4 de janeiro de 2014

Uma história matinal

Era de manhã, a segunda noite que dormia mal, e o segundo sábado consecutivo que acordava estranha. Desistiu de tentar dormir e resolveu que queria escrever, mas não um texto em primeira pessoa como seus tantos, queria uma narrativa, queria fingir que não era ela.

Acordou achando que o "eu" era sempre meio egoísta e não bastando tinha o agravante de que ela sempre se achava meio maluca, meio estranha, porque sentia que não podia segurar suas palavras dentro da boca, ou do teclado.
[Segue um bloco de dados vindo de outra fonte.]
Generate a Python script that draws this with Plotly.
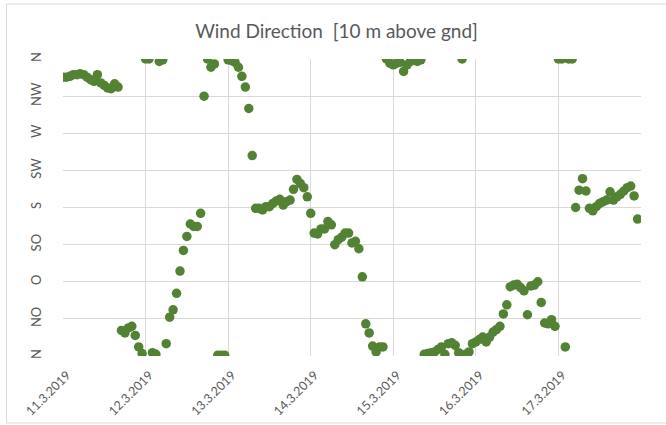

Então ser terceira pessoa era um melhor negócio.

Falar de si em uma narrativa sempre dá o direito de dizer que "ora, imagina, não falava de mim, foi só história boba", falar de si em uma narrativa era mais seguro e ela estava cansada de insegurança.

Ficou só de camiseta sentada em frente ao computador, a barrinha da escrita piscando intermitente e ela sem saber o que escrever, na verdade ela sabia exatamente o que escrever, mas não podia, já não era criança e tinha aprendido que é preciso domar os pensamentos, não se pode deixar eles soltos por aí, sabia que transformar pensamentos em palavras nem sempre era boa coisa e ela tinha aprendido isso por tentativa e erro, mais erros na verdade.

Por mais que fosse controladora, se controlar para não ser ela, era bem difícil e tudo o que conseguiu pensar, é que afinal, talvez estivesse dormindo mal porque estava indo dormir outra pessoa, estava indo dormir domada, como as palavras que segurava dentro da cabeça, amarradas, todas as palavras quietinhas num canto do cérebro, todas quietinhas num canto do cérebro esperando ela dormir para serem o que nasceram para ser, palavras, palavras soltas. Mas ela não estava dormindo bem, as palavras estavam cada vez mais irritadas, ainda que estivessem quietas.

Por fim ela desistiu de contar uma história, afinal, ela não conseguiu escrever muito sem dizer nada e as palavras estavam inquietas demais, quase ganhando força, assim, ela achou mais seguro voltar para a cama. Ela e as palavras, mudas.

Um comentário:

Descontente disse...

Até podem adormecer, temporariamente, mas algumas histórias simplesmente não aceitam a desistência e hora ou outra voltam a "incomodar". Quem sabe então não será o momento certo de dar vida às palavras?